Tripathi clears $3.4bn Numaligarh expansion

Vol 20, PW 23 (10 Aug 17) Midstream & Downstream

Oil secretary KD Tripathi has given the green light to Numaligarh Refinery's long-awaited expansion from 3m to 9m t/y.

A refinery source confirms Tripathi approved the central government's Rs7426cr ($1.16bn) capital subsidy or investment in the Rs21,842cr ($3.41bn) project on July 28. "The most important process at the oil ministry is complete," he says.

"Now the file will go to the expenditure secretary in the finance ministry." He adds the expansion must then be cleared by the Public Investment Board (PIB) before it moves to the cabinet for final approval. "Construction work might even begin as soon as the end of this year (2017)," adds our source.

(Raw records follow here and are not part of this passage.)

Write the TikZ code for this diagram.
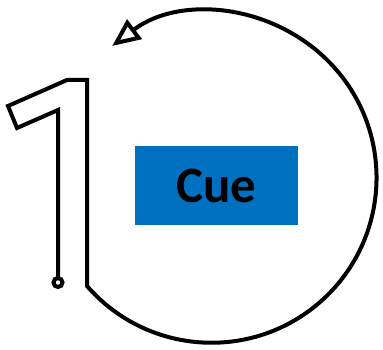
\documentclass[tikz,border=0pt]{standalone}
\usepackage{fontspec}
\setmainfont{Carlito}
\usetikzlibrary{arrows.meta}
\definecolor{cueblue}{RGB}{0,112,192}
\begin{document}
\begin{tikzpicture}[x=1pt, y=1pt, line width=4pt, line join=miter,
  cuebox/.style={fill=cueblue, minimum width=163pt, minimum height=79pt, inner sep=0pt,
    font=\fontsize{51}{60}\selectfont\bfseries}]
  \useasboundingbox (0,0) rectangle (383,350);
  \node[cuebox] (cue) at (216.5,164.5) {Cue};
  % the one and the loop back round
  \draw[{Circle[open,length=13pt,width=13pt]}-{Triangle[open,length=28pt,width=24pt]}]
    (58,61) -- (58,240) -- (17,222) -- (8,244) -- (67,270) -- (87,270) -- (87,64)
    arc[start angle=221, end angle=487, radius=165];
\end{tikzpicture}
\end{document}
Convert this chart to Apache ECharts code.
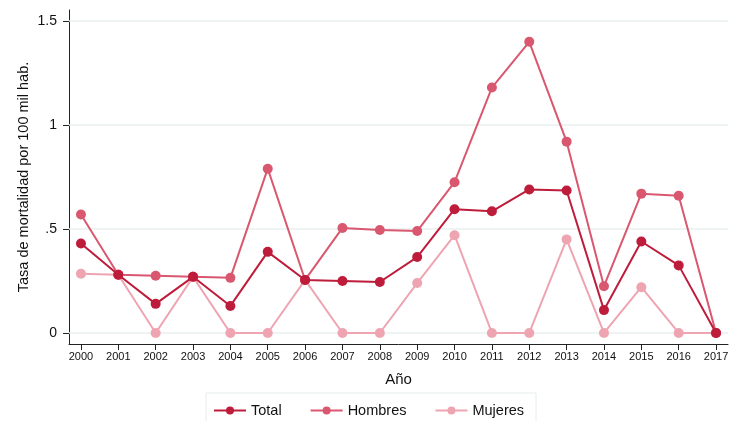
<!DOCTYPE html>
<html><head><meta charset="utf-8">
<script src="https://cdn.jsdelivr.net/npm/echarts@6/dist/echarts.min.js"></script>
<style>html,body{margin:0;padding:0;background:#fff}#c{width:740px;height:421px}</style>
</head><body><div id="c"></div>
<script>
const years = [2000,2001,2002,2003,2004,2005,2006,2007,2008,2009,2010,2011,2012,2013,2014,2015,2016,2017];
const total = [0.43,0.28,0.14,0.27,0.13,0.39,0.255,0.25,0.245,0.365,0.595,0.585,0.69,0.685,0.11,0.44,0.325,0];
const hombres = [0.57,0.28,0.275,0.27,0.265,0.79,0.255,0.505,0.495,0.49,0.725,1.18,1.40,0.92,0.225,0.67,0.66,0];
const mujeres = [0.285,0.28,0,0.27,0,0,0.255,0,0,0.24,0.47,0,0,0.45,0,0.22,0,0];
const yTicks = [0,0.5,1,1.5];
const yTickLabels = ['0','.5','1','1.5'];
const seriesNames = ['Total','Hombres','Mujeres'];
const colors = ['#be1c3b','#d9586f','#eea5b1'];
const font = 'Liberation Sans, Arial, sans-serif';

const chart = echarts.init(document.getElementById('c'), null, {renderer:'canvas'});
const dataSets = [total, hombres, mujeres];
chart.setOption({
  animation:false,
  textStyle:{fontFamily:font},
  grid:{left:69,right:12,top:10,bottom:77,containLabel:false},
  legend:{
    top:393, left:206,
    itemWidth:32, itemHeight:10, itemGap:28,
    padding:[10,12,12,7],
    borderColor:'#e6ecec', borderWidth:1,
    textStyle:{fontSize:14.5,color:'#111',fontFamily:font,padding:[0,0,0,0]},
    data:seriesNames
  },
  xAxis:{
    type:'value', min:1999.68, max:2017.32,
    name:'Año', nameLocation:'middle', nameGap:28, nameMoveOverlap:false,
    nameTextStyle:{fontSize:15,color:'#111',fontFamily:font},
    axisLine:{show:true,onZero:false,lineStyle:{color:'#222',width:1}},
    axisTick:{show:true,customValues:years,length:6,lineStyle:{color:'#222'}},
    axisLabel:{customValues:years,formatter:v=>String(Math.round(v)),fontSize:11,color:'#111',margin:7,fontFamily:font},
    splitLine:{show:false}
  },
  yAxis:{
    type:'value', min:-0.053, max:1.553,
    name:'Tasa de mortalidad por 100 mil hab.', nameLocation:'middle', nameGap:38, nameMoveOverlap:false,
    nameTextStyle:{fontSize:14.5,color:'#111',fontFamily:font},
    axisLine:{show:true,onZero:false,lineStyle:{color:'#222',width:1}},
    axisTick:{show:true,customValues:yTicks,length:6,lineStyle:{color:'#222'}},
    axisLabel:{customValues:yTicks,formatter:v=>yTickLabels[yTicks.findIndex(t=>Math.abs(t-v)<1e-6)] ?? '',fontSize:14,color:'#111',margin:12,fontFamily:font},
    splitLine:{show:false}
  },
  series: seriesNames.map((n,i)=>({
    name:n, type:'line',
    data: years.map((y,j)=>[y,dataSets[i][j]]),
    symbol:'circle', symbolSize:10,
    lineStyle:{color:colors[i],width:2},
    itemStyle:{color:colors[i]},
    z: 10-i,
    markLine: i===0 ? {
      silent:true, symbol:'none', label:{show:false},
      lineStyle:{color:'#e8efef',type:'solid',width:1.5},
      z:1,
      data: yTicks.map(v=>({yAxis:v}))
    } : undefined
  }))
});
</script></body></html>
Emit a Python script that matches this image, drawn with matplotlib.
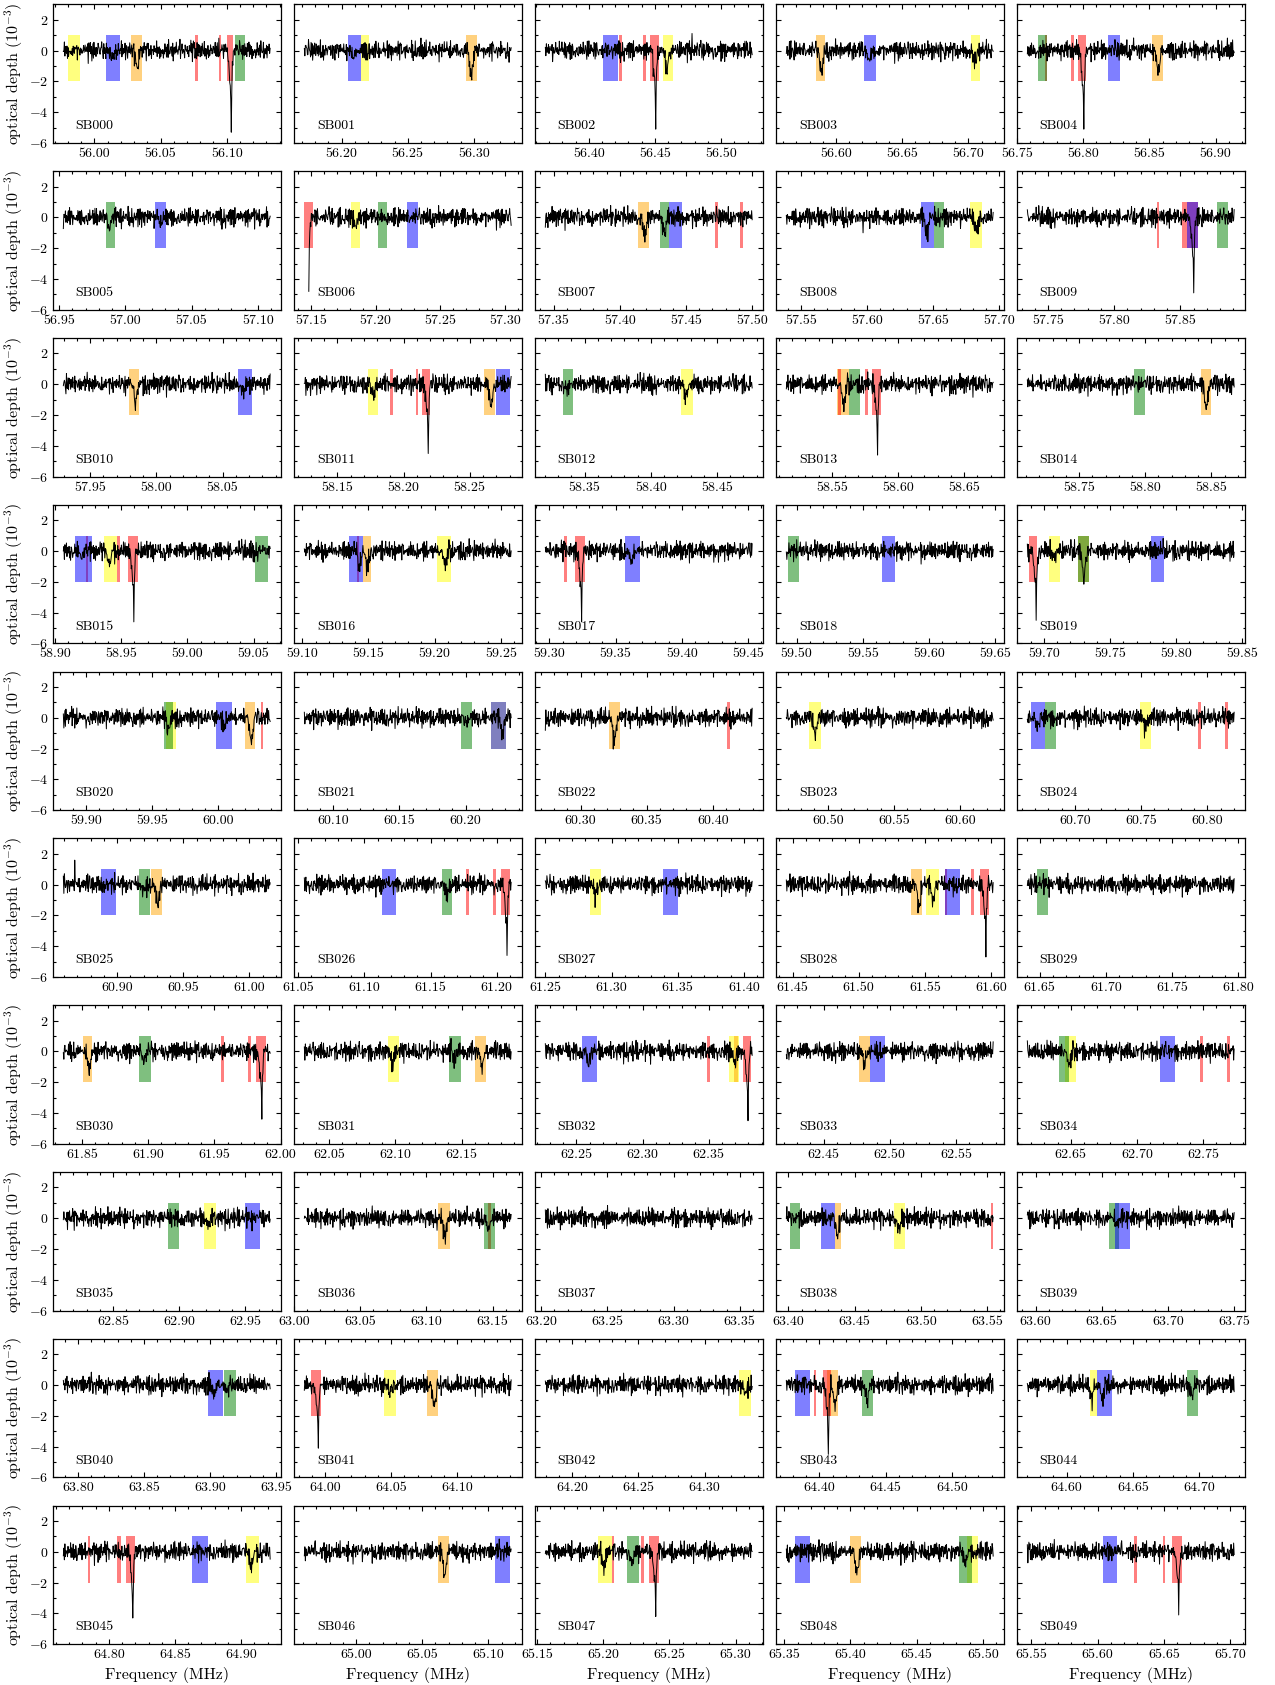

"Completing the expansion is likely to take four years." Bharat Petroleum subsidiary Numaligarh asked the central government for 34% of the estimated cost as capital subsidy to improve its Internal Rate of Return (IRR) which it predicted would be below the minimum 12% without a government subsidy. Another positive development is a decision by partner Oil India to provide Rs476cr ($74m) for the project; the Assam government will invest Rs227cr ($35m).

"We received a letter from (Oil India director finance) Rupshikha Bora on June 15 committing the investment," we hear. "And the Assam government confirmed its investment on June 16." Included in the expansion budget is the cost of laying a new 28-inch diameter, 1m t/y crude oil pipeline running 1400-km from Paradip port in Orissa to Numaligarh.